There are some fans of high fantasy who feel like the genre should be a deadly serious affair, but most people who have attempted a D&D campaign at some point in their lives will tell you that things inevitably descend into silliness, even if that wasn’t the intention. Honor Among Thieves generally accomplishes the balancing act of mixing big-budget epic fantasy spectacle with the humour that arises from characters with half-formed plans dealing with things going awry. Directors Jonathan Goldstein and John Francis Daley display an earnestness and sincerity and an affection for the source material, as well as enough self-awareness of all the attendant tropes and the expectations associated with something like this. It’s not trying to be Lord of the Rings, but it doesn’t feel cheap, and it’s just irreverent enough without being flippant in an off-putting way.

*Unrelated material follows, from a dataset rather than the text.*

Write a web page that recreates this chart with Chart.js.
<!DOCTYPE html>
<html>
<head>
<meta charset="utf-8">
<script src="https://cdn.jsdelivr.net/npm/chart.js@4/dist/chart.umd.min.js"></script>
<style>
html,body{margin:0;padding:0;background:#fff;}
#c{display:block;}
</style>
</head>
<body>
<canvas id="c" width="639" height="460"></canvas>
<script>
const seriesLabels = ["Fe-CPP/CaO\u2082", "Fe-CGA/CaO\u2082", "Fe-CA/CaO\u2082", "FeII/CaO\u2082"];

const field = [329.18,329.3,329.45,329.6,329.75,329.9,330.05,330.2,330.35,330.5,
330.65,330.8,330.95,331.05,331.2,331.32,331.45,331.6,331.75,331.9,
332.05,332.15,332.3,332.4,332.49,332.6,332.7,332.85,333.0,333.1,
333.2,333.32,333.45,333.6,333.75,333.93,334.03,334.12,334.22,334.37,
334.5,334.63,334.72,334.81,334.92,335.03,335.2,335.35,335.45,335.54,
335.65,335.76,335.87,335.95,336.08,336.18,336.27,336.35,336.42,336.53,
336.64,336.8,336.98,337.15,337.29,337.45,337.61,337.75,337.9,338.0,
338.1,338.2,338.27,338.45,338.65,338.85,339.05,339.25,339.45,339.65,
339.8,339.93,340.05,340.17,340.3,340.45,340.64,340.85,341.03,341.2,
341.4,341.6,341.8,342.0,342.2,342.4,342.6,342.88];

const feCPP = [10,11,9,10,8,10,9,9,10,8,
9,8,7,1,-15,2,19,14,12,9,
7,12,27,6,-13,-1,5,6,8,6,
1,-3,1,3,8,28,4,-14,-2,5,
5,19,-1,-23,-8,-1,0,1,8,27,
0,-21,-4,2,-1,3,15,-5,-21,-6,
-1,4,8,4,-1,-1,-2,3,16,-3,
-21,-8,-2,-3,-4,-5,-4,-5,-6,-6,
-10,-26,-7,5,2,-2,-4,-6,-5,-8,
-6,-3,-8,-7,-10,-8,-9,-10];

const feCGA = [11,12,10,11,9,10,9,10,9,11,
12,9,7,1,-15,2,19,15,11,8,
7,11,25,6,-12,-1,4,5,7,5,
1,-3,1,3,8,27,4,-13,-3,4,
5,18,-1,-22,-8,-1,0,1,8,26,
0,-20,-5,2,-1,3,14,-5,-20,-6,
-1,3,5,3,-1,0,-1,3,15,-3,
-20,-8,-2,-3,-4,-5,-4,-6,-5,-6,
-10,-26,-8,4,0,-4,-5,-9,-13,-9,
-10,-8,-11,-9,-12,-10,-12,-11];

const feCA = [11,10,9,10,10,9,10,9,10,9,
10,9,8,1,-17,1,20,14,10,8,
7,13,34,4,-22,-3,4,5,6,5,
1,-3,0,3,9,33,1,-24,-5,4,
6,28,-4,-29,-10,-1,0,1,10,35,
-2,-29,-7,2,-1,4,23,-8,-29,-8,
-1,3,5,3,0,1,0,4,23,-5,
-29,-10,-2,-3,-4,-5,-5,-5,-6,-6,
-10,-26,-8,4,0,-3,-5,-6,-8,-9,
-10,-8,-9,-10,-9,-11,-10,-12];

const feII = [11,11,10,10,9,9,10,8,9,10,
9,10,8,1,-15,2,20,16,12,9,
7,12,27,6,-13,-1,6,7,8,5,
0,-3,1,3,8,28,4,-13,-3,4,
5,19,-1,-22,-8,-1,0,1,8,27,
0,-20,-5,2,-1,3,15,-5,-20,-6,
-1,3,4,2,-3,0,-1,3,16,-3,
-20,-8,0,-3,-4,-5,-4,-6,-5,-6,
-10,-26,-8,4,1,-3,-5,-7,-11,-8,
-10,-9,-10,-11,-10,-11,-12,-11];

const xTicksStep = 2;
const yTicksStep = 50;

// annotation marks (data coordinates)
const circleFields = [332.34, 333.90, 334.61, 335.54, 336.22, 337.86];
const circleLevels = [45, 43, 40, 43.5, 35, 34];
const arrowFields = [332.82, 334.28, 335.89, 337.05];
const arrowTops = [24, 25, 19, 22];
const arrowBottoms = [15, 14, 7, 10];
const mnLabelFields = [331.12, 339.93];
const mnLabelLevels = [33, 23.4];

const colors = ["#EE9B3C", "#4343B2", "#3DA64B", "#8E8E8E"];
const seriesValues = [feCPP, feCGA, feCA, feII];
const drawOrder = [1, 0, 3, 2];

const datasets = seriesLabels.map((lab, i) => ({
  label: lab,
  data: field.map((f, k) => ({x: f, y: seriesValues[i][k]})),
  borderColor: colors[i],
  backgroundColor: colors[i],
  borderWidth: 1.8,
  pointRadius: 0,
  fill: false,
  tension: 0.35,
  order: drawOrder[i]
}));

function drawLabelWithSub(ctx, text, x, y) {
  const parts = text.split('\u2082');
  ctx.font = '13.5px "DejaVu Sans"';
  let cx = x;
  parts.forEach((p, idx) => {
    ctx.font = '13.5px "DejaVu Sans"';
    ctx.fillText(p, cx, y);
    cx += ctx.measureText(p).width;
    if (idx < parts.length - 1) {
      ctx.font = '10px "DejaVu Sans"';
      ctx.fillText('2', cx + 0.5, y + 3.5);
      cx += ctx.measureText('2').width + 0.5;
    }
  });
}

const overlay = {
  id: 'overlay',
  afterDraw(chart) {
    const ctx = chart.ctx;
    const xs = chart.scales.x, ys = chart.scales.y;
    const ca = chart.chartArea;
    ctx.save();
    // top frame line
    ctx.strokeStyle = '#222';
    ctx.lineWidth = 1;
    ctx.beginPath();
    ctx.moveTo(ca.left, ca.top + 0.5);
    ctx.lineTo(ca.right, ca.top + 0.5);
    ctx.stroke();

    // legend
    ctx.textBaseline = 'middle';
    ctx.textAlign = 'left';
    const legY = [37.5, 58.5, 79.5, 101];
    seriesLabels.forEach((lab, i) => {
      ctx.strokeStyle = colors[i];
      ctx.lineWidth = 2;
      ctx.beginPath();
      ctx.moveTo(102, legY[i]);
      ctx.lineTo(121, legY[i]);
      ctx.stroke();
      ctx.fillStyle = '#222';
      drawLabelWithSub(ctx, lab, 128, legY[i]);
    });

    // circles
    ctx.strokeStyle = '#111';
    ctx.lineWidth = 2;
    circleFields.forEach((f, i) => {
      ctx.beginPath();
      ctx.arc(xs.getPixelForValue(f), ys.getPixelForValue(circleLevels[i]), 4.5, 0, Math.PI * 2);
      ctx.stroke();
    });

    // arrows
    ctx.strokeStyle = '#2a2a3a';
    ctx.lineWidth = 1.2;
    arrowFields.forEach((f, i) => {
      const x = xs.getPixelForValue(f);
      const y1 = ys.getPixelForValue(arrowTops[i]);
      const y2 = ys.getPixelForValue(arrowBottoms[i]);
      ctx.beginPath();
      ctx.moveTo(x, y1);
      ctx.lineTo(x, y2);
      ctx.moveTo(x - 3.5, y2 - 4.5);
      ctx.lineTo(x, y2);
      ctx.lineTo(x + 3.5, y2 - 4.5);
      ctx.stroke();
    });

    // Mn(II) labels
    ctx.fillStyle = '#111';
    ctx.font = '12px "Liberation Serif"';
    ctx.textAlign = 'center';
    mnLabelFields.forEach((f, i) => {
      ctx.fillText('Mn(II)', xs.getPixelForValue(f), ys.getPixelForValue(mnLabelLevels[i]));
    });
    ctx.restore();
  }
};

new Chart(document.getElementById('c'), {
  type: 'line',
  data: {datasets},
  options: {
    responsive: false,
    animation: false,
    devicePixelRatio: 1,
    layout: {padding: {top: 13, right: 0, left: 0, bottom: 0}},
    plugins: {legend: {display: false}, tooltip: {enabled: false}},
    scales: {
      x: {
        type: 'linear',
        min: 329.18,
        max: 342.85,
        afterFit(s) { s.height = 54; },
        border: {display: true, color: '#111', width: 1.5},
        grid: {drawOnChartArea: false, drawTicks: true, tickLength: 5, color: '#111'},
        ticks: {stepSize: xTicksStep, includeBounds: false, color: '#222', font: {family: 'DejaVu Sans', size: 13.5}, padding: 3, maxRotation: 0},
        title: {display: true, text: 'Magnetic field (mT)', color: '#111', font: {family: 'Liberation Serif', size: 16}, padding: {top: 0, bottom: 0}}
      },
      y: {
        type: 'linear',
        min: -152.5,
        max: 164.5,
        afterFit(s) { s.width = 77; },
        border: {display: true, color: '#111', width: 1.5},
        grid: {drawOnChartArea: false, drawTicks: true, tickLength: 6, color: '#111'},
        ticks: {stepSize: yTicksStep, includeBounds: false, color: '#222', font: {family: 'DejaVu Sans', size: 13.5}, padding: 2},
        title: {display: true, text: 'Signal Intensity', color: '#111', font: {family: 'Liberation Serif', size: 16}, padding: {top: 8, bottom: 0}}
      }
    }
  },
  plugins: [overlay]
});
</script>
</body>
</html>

There are a few impressive set-pieces, including one when the shape-shifting Doric transforms into various animals while being pursued by guards through the palace. Location filming in Northern Ireland also ensures that it doesn’t feel like the whole thing was shot on a green screen, and there is just enough grandeur given the generally light tone.

Honor Among Thieves is meant to appeal to both seasoned D&D players and newcomers who know nothing about the game, and that’s always a tricky thing to pull off. If you’ve memorised the manual, there are probably lots of things to nit-pick, and you can argue about whether a tiefling can Wild Shape into an Owlbear all the live-long day. The fantasy trappings in the movie can feel derivative, and a lot of the dialogue serves to tell the audience “oh, there’s more to this character but that’s not important right now”. The 134-minute runtime is also a touch too long, so this isn’t the breezy adventure it could’ve been.  

A major strength of the movie is its casting. Pretty much everyone here is cast exactly to type, and it works. Chris Pine can do the charming, roguish thing in his sleep, and he makes the ideal bard, playing the role with just enough of a wink and a nod.

Michelle Rodriguez’ Barbarian character is very much the strong, silent type, but we get some clues to her back-story that do flesh the character out. Rodriguez and Pine make a surprisingly effective double act.

Justice Smith plays “in over his head” very well, and that’s exactly what Simon is. It is very satisfying to see the character go on an arc and eventually improve – somewhat.

Sophia Lillis is this reviewer’s favourite actor in the movie – she brings a level of mystique and etherealness to Doric that fits the fantasy setting perfectly.

Regé-Jean Page is not in a lot of the movie, but he gets the full knight in shining armour treatment, and looks great doing it.

Hugh Grant is just the right choice to get the “and starring” credit here, as a smarmy, conceited, smooth-talking con artist. It’s pretty much the same character he’s been playing recently in things like The Gentlemen and Operation Fortune: Ruse de Guerre. It’s not quite on the level of his Paddington 2 performance, but it gets the job done.

Summary: Dungeons & Dragons: Honor Among Thieves promises a comedic, big-budget fantasy adventure, and mostly delivers. A little bit Guardians of the Galaxy, a little bit The Princess Bride and a little bit Monty Python and the Holy Grail, it’s satisfying and entertaining and is clearly made by people with an affection for the game. Some of the world-building is a little unwieldy, as can happen with lore-heavy properties, and the 134-minute runtime is a touch too long. However, the movie more than gets by on pitch-perfect casting, with Chris Pine, Michelle Rodriguez and Hugh Grant all playing exactly to type and excelling at it. Stick around for one mid-credits scene.